Dalle pelli dei Girls Names alla chitarra&voce dei Sea Pinks: è dal 2010 che Neil Brogan coltiva la sua creatura parallela, partita da strade lo-fi/shambling pop e arrivata, con questo “Soft Days”, ad un raffinato indie pop rafforzato da impalcature wave ed impreziosito da venature jangle. Le fascinazioni ottantiane sono sempre presenti, ma questa volta presentate in una veste maggiormente levigata, sia dal punto di vista della pulizia sonora che della cura in sede di arrangiamento: tutto è più nitido e definito, il fuzz in bassa fedeltà degli esordi sostituito da riverberi e armonie cristalline. 

Come un ibrido tra Real Estate e Girls Names a sua volta intento a fare il verso ai Close Lobsters, il gruppo di Belfast sembra aver trovato una formula vincente, infilando uno dopo l'altro i pezzi di una scaletta godibile, con pochissimi cedimenti. L'estro post-punk e garage di “(I Don't Feel Like) Giving In”, l'uptempo di “Ordinary Daze”, con quella chitarra twang a colorare un incedere jangly sospinto da un basso brioso, o la vagamente dreamy e in salsa EZTVCold Reading”, col suo gioco di accenti impresso da Davey Agnew sui piatti: dovunque i segni di come, questa volta, l'attenzione per i dettagli -per quanto ludici- sia stato elemento preponderante in sede di composizione. E quindi i ricami fraseggianti delle chitarre tremule in “Trend When You're Dead”, o gli incastri perfetti tra parti ritmiche e riff graffianti della bella “Green With Envy”, o le espansioni shoegaze in “Down Dog”, o ancora il grave saliscendi di accordi dell'ultima “Soft Days”, con tanto di raffinata coda psichedelica.

Tra un veloce power pop alla Vaccines (“Yr Oroscope”) e una ballata di surf pop da chiaro di luna (“I Won't Let Go”), “Soft Days” non smette mai di proporre variazioni sul tema, mischiando peraltro una sensibilità tipicamente british (vagheggiante, cerebrale) ad una fisicità e schiettezza più proprie ad approcci d'oltreoceano (penso ai DIIV, o a tutta la schiera di indie poppers da spiaggia sparsi lungo gli States). 

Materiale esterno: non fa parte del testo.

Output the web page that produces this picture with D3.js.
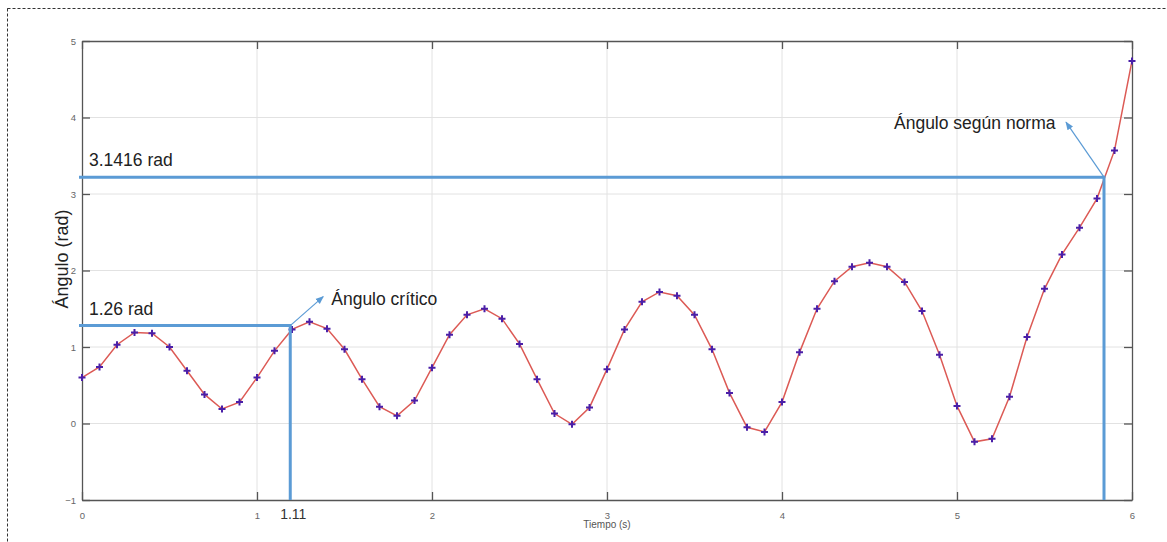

Certo, il genere in questione è ormai una sorta di “standard” dell'indie contemporaneo: occorre trovare espedienti per distinguersi, per dar slancio alla proposta. I segni, qui, sono rassicuranti: un'ottima sensibilità melodica che assume, qui e là, direzioni tutte personali (ci sento qualcosa di adulto, di autoriale), e il promettente fantasismo della chitarra (che cambia continuamente stato: dalle rarefazioni psych, alle solidità ruvide e garage, passando per le consistenze metalliche in twang). Insomma, il salto di qualità rispetto alle prove passate c'è stato. Ora non rimane che perseverare.